8. Daniel is a government official under four kings
Daniel is made an officer in Babylon by four kings:
- Nebuchadnezzar, after Daniel interprets his dream (2:48)
- Belshazzar, after Daniel reads the original “handwriting on the wall” (5:29)
- Darius the Mede, because Daniel had an “extraordinary spirit” (Da 6:1–3)
- Cyrus the Persian, for reasons unknown … but the guy had a great résumé by then (Da 1:21; 6:28)
9. Daniel’s Chaldean name is Belteshazzar
The name “Daniel” means “[the Jewish] God has judged.” But the Babylonians give him a new name: “Belteshazzar.” This new name means “Bel protect him,” with Bel being the name of a Babylonian god (4:8).
10. Daniel’s ministry spans the entire 70-year captivity
Daniel is captured as a young man in Nebuchadnezzar’s first siege of Jerusalem, and he lives in Babylon right into the reign of Cyrus the Persian.
This is the same Cyrus who decrees that the Israelite exiles may return to Jerusalem and rebuild the temple that Nebuchadnezzar destroyed (Ezra 1:1–4).
That’s a long time, and so it probably makes sense to point out that …
11. Daniel was probably in his eighties when he was thrown to the lions
Daniel was taken to Babylon as a young man—likely before he had finished puberty. So let’s say he was between 10 and 18 years of age.
The Babylonian captivity lasted 70 years, which would put Daniel in his eighties at the beginning of Darius’ reign in Daniel 6. This is when the whole lions’ den episode takes place.
If this is the case, then we may need to update some of our Sunday school artwork! =)

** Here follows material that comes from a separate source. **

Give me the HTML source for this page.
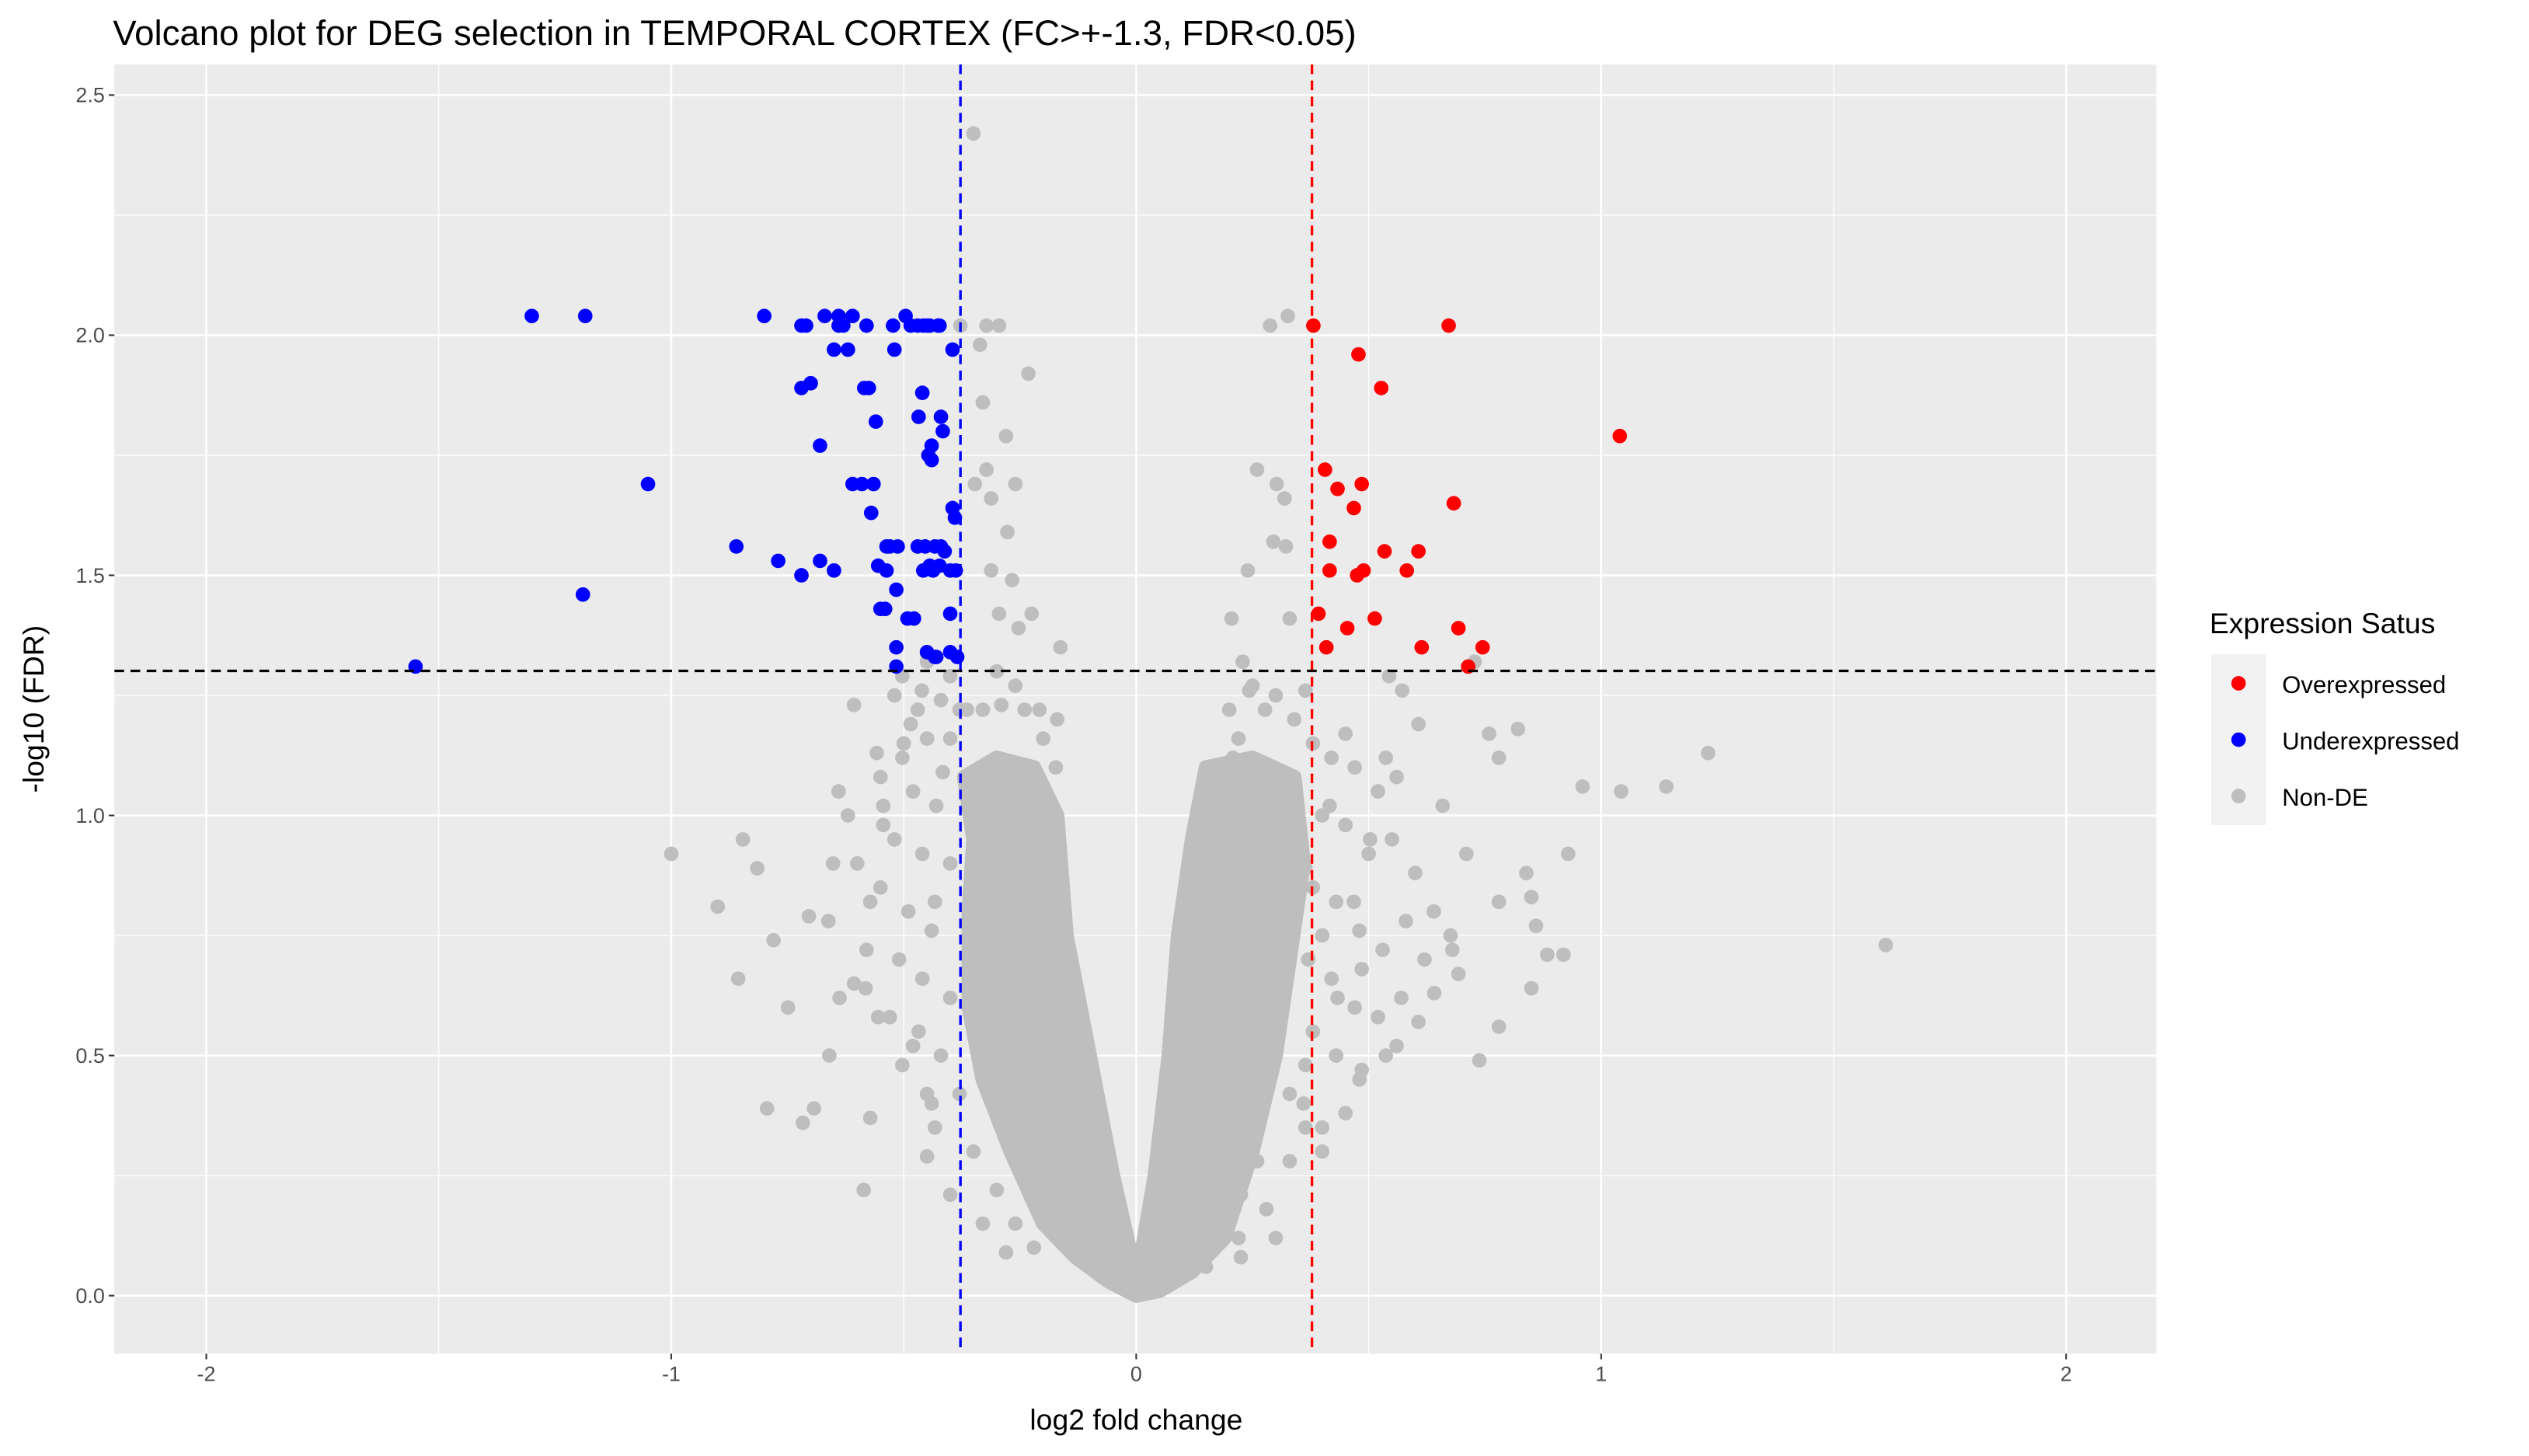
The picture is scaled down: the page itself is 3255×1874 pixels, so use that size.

12. Daniel introduces both Gabriel and Michael
You may have heard that there are two good angels who are explicitly named in the Bible: Gabriel and Michael. These two angels show up in both the Old and New Testaments doing cool stuff like announcing the coming birth of Christ or fighting Satan.
But guess where we meet them first? Yep: the book of Daniel.
Daniel meets Gabriel during one of Daniel’s troubling visions (it involves a ram, a goat, and a crazy talking horn). Gabriel is told to tell Daniel what’s going on (8:15–19). Gabriel shows up later to tell Daniel that God has plans to make an end to Israel’s sins (9:21–27).
We don’t see any conversations between Daniel and Michael, but he is working behind the scenes in the later chapters of Daniel. Michael is a warrior angel who combats opposing forces from Persia and Greece (10:13, 21). Daniel is told that at the time of the end, Michael will arise on behalf of Israel again (12:1).